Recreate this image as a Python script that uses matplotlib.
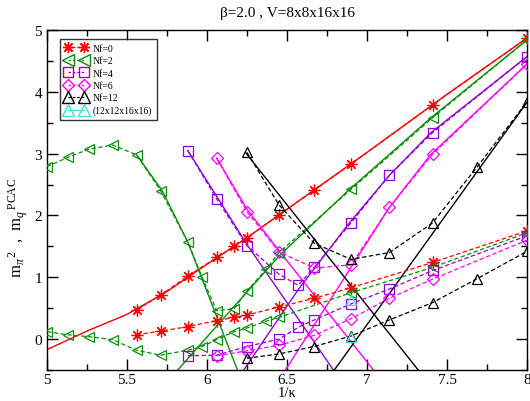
import matplotlib
matplotlib.use("Agg")
import matplotlib.pyplot as plt
from matplotlib.lines import Line2D

plt.rcParams['font.family'] = ['Liberation Serif', 'DejaVu Serif']
plt.rcParams['mathtext.fontset'] = 'custom'
plt.rcParams['mathtext.rm'] = 'Liberation Serif'
plt.rcParams['mathtext.it'] = 'Liberation Serif:italic'

# ---------------- data ----------------
# Nf=0 (red)
nf0_mpi_x = [5.56, 5.71, 5.88, 6.06, 6.17, 6.25, 6.45, 6.67, 6.90, 7.41, 8.0]
nf0_mpi_y = [0.47, 0.71, 1.02, 1.32, 1.50, 1.64, 2.01, 2.41, 2.83, 3.79, 4.87]
nf0_mq_x = [5.56, 5.71, 5.88, 6.06, 6.17, 6.25, 6.45, 6.67, 6.90, 7.41, 8.0]
nf0_mq_y = [0.07, 0.13, 0.20, 0.30, 0.35, 0.39, 0.52, 0.66, 0.83, 1.24, 1.75]
nf0_fit_x = [5.0, 5.25, 5.5, 5.75, 6.0, 6.25, 6.5, 7.0, 7.5, 8.0]
nf0_fit_y = [-0.17, 0.13, 0.40, 0.77, 1.21, 1.64, 2.10, 3.02, 3.96, 4.87]

# Nf=2 (green)
nf2_mpi_x = [5.0, 5.13, 5.26, 5.41, 5.56, 5.71, 5.88, 5.97, 6.06, 6.17, 6.25, 6.37, 6.45, 6.90, 7.41, 8.0]
nf2_mpi_y = [2.79, 2.94, 3.07, 3.14, 2.98, 2.40, 1.57, 1.00, 0.46, 0.49, 0.78, 1.13, 1.40, 2.42, 3.58, 4.84]
nf2_mq_x = [5.0, 5.13, 5.26, 5.41, 5.56, 5.71, 5.88, 5.97, 6.06, 6.17, 6.25, 6.37, 6.45, 6.90, 7.41, 8.0]
nf2_mq_y = [0.12, 0.07, 0.04, -0.01, -0.18, -0.26, -0.18, -0.12, -0.01, 0.12, 0.18, 0.29, 0.35, 0.75, 1.16, 1.72]
nf2_fit_up_x = [5.817, 6.17, 6.46, 6.89, 7.40, 8.0]
nf2_fit_up_y = [-0.5, 0.53, 1.37, 2.42, 3.58, 4.84]
nf2_fit_dn_x = [5.56, 5.72, 5.88, 6.19]
nf2_fit_dn_y = [2.98, 2.40, 1.57, -0.5]

# Nf=4 (violet)
nf4_mpi_x = [5.88, 6.06, 6.25, 6.45, 6.57, 6.67, 6.90, 7.14, 7.41, 8.0]
nf4_mpi_y = [3.05, 2.27, 1.51, 1.05, 0.87, 1.16, 1.88, 2.65, 3.34, 4.57]
nf4_mq_x = [5.88, 6.06, 6.25, 6.45, 6.57, 6.67, 6.90, 7.14, 7.41, 8.0]
nf4_mq_y = [-0.27, -0.26, -0.12, 0.0, 0.19, 0.31, 0.57, 0.81, 1.11, 1.67]
nf4_fit_up_x = [6.23, 6.57, 6.89, 7.14, 7.40, 8.0]
nf4_fit_up_y = [-0.5, 0.80, 1.88, 2.65, 3.34, 4.57]
nf4_fit_dn_x = [5.88, 6.25, 6.79]
nf4_fit_dn_y = [3.05, 1.53, -0.5]

# Nf=6 (magenta)
nf6_mpi_x = [6.06, 6.25, 6.45, 6.67, 6.90, 7.14, 7.41, 8.0]
nf6_mpi_y = [2.93, 2.06, 1.41, 1.15, 1.20, 2.13, 2.99, 4.45]
nf6_mq_x = [6.06, 6.25, 6.45, 6.67, 6.90, 7.14, 7.41, 8.0]
nf6_mq_y = [-0.27, -0.19, -0.10, 0.06, 0.33, 0.66, 0.97, 1.60]
nf6_fit_up_x = [6.49, 7.14, 7.40, 8.0]
nf6_fit_up_y = [-0.5, 2.13, 2.99, 4.45]
nf6_fit_dn_x = [6.06, 6.25, 6.45, 7.04]
nf6_fit_dn_y = [2.93, 2.10, 1.43, -0.5]

# Nf=12 (black)
nf12_mpi_x = [6.25, 6.45, 6.67, 6.90, 7.14, 7.41, 7.69, 8.0]
nf12_mpi_y = [3.02, 2.17, 1.55, 1.29, 1.40, 1.88, 2.79, 3.84]
nf12_mq_x = [6.25, 6.45, 6.67, 6.90, 7.14, 7.41, 7.69, 8.0]
nf12_mq_y = [-0.31, -0.24, -0.12, 0.05, 0.31, 0.59, 0.98, 1.42]
nf12_fit_up_x = [6.796, 8.0]
nf12_fit_up_y = [-0.5, 3.83]
nf12_fit_dn_x = [6.24, 7.32]
nf12_fit_dn_y = [3.02, -0.5]

# Nf=12 on 12x12x16x16 (cyan)
big_x = [6.90, 6.90]
big_y = [0.63, 0.04]

legend_labels = ['Nf=0', 'Nf=2', 'Nf=4', 'Nf=6', 'Nf=12', '(12x12x16x16)']
title = '\u03b2=2.0 , V=8x8x16x16'

# ---------------- styling ----------------
RED = '#ff0000'
GREEN = '#0a8f0a'
VIOLET = '#9400d3'
MAG = '#ff00ff'
BLACK = '#000000'
CYAN = '#40e0d0'
STAR = (8, 2, 0)

fig = plt.figure(figsize=(5.30, 4.02), dpi=100)
ax = fig.add_axes([47/530, 1-371/402, 480/530, 340/402])

dash = (3.5, 2.0)
ms = 7.5

def data(x, y, c, m, msz=ms):
    ax.plot(x, y, color=c, lw=0.9, marker=m, ms=msz, mfc='none', mec=c, mew=0.9,
            zorder=3, dashes=dash)

def fit(x, y, c):
    ax.plot(x, y, color=c, lw=1.0, ls='-', zorder=2)

fit(nf0_fit_x, nf0_fit_y, RED)
fit(nf2_fit_up_x, nf2_fit_up_y, GREEN)
fit(nf2_fit_dn_x, nf2_fit_dn_y, GREEN)
fit(nf4_fit_up_x, nf4_fit_up_y, VIOLET)
fit(nf4_fit_dn_x, nf4_fit_dn_y, VIOLET)
fit(nf6_fit_up_x, nf6_fit_up_y, MAG)
fit(nf6_fit_dn_x, nf6_fit_dn_y, MAG)
fit(nf12_fit_up_x, nf12_fit_up_y, BLACK)
fit(nf12_fit_dn_x, nf12_fit_dn_y, BLACK)

data(nf0_mpi_x, nf0_mpi_y, RED, STAR, 8.5)
data(nf0_mq_x, nf0_mq_y, RED, STAR, 8.5)
data(nf2_mpi_x, nf2_mpi_y, GREEN, '<')
data(nf2_mq_x, nf2_mq_y, GREEN, '<')
data(nf4_mpi_x, nf4_mpi_y, VIOLET, 's', 7)
data(nf4_mq_x, nf4_mq_y, VIOLET, 's', 7)
data(nf6_mpi_x, nf6_mpi_y, MAG, 'D', 6.5)
data(nf6_mq_x, nf6_mq_y, MAG, 'D', 6.5)
data(nf12_mpi_x, nf12_mpi_y, BLACK, '^')
data(nf12_mq_x, nf12_mq_y, BLACK, '^')
ax.plot(big_x, big_y, ls='none', marker='^', ms=ms, mfc='none', mec=CYAN, mew=0.9, zorder=4)

ax.set_xlim(5, 8)
ax.set_ylim(-0.5, 5)
ax.set_xticks([5, 5.5, 6, 6.5, 7, 7.5, 8])
ax.set_xticklabels(['5', '5.5', '6', '6.5', '7', '7.5', '8'])
ax.set_xticks([5.25, 5.75, 6.25, 6.75, 7.25, 7.75], minor=True)
ax.set_yticks([0, 1, 2, 3, 4, 5])
ax.set_yticks([-0.5, 0.5, 1.5, 2.5, 3.5, 4.5], minor=True)
ax.tick_params(which='both', direction='in', top=True, right=True, labelsize=11, width=1)
ax.tick_params(which='major', length=8)
ax.tick_params(which='minor', length=4)
ax.tick_params(axis='x', which='major', pad=2)
for s in ax.spines.values():
    s.set_linewidth(1.0)

ax.set_title(title, fontsize=11, pad=10)
ax.set_xlabel('1/\u03ba', fontsize=10.5, labelpad=0)
ax.set_ylabel(r'm$_{\pi}$$^{\,2}$  ,  m$_{q}$$^{\,\mathrm{PCAC}}$', fontsize=12)
ax.yaxis.set_label_coords(-0.036, 0.42)

handles = [
    Line2D([], [], color=RED, marker=STAR, ms=8, mfc='none', lw=0.9, dashes=(2, 1.5)),
    Line2D([], [], color=GREEN, marker='<', ms=8, mfc='none', lw=0.9, dashes=(2, 1.5)),
    Line2D([], [], color=VIOLET, marker='s', ms=7, mfc='none', lw=0.9, dashes=(2, 1.5)),
    Line2D([], [], color=MAG, marker='D', ms=6.5, mfc='none', lw=0.9, dashes=(2, 1.5)),
    Line2D([], [], color=BLACK, marker='^', ms=8, mfc='none', lw=0.9, dashes=(2, 1.5)),
    Line2D([], [], color=CYAN, marker='^', ms=8, mfc='none', lw=0.9),
]
leg = ax.legend(handles, legend_labels, loc='upper left', bbox_to_anchor=(0.028, 0.974),
                fontsize=7, frameon=True, fancybox=False, edgecolor='black',
                handlelength=2.2, handletextpad=0.6, labelspacing=0.35, borderpad=0.5,
                numpoints=2, borderaxespad=0)
leg.get_frame().set_linewidth(1.0)

fig.savefig('out.png', dpi=100)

- _Task to carry out_:
Everything from the first line to the line with "from matplotlib.lines import Line2D" must be repeated exactly, and nothing else. Leave the pictures out.

- _The response_:
Recreate this image as a Python script that uses matplotlib.
import matplotlib
matplotlib.use("Agg")
import matplotlib.pyplot as plt
from matplotlib.lines import Line2D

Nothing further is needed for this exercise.